Nas areias, apostas de dias melhores
As ações policiais devem se manter ao menos até o fim do verão. Coronel da reserva da Polícia Militar, José Vicente da Silva Filho é ex-secretário nacional de Segurança e reconhece que medidas como o recolhimento de adolescentes nos ônibus são paliativas. Porém, afirma, é necessária neste momento para intimidar potenciais infratores e reduzir a sensação de que pequenos delitos acabam impunes. O que falta, segundo ele, é uma aposta de longo prazo em Inteligência e coleta de informações para que as autoridades saibam, de fato, quem é criminoso e quem é cidadão de bem.
“Essas medidas são como dar aspirina para um processo infeccioso. Ou seja, não adianta. O que as autoridades não perceberam ainda é que certos fenômenos de violência precisam ser observados mais de perto. É preciso saber quem são os infratores, de onde vêm, por que agem. Esse trabalho deveria ser feito em parceria com outros órgãos públicos. Quando os recursos educacionais falham e o sistema social é deficitário, o problema chega maior à polícia. A polícia é apenas a última instância”, diz o coronel.

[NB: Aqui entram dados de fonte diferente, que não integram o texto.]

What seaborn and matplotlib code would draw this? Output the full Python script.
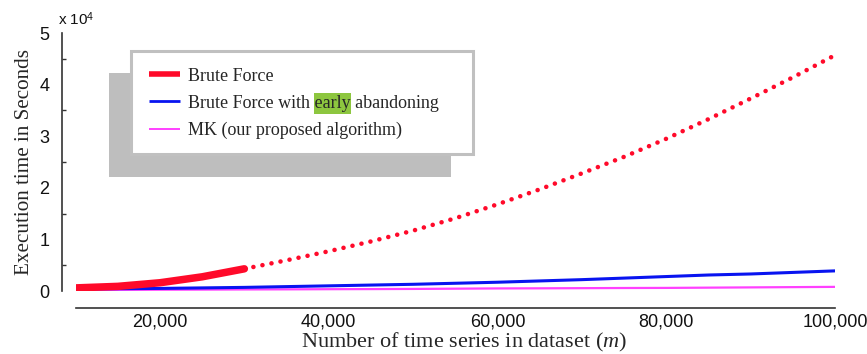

Nas areias, a aposta é por dias melhores. “Espero que a polícia colabore e encontre uma solução justa, com tratamento digno para todo mundo. Aqui o pobre é sempre suspeito, né?”, diz o vendedor de mate Cléber Luiz, de 48 anos.” Mas nem todo mundo é ladrão. Digo ao pessoal que venha para a praia. É só vir com pouco dinheiro, sem cordão, prestar mais atenção às bolsas. Ninguém pode ter medo de se divertir.”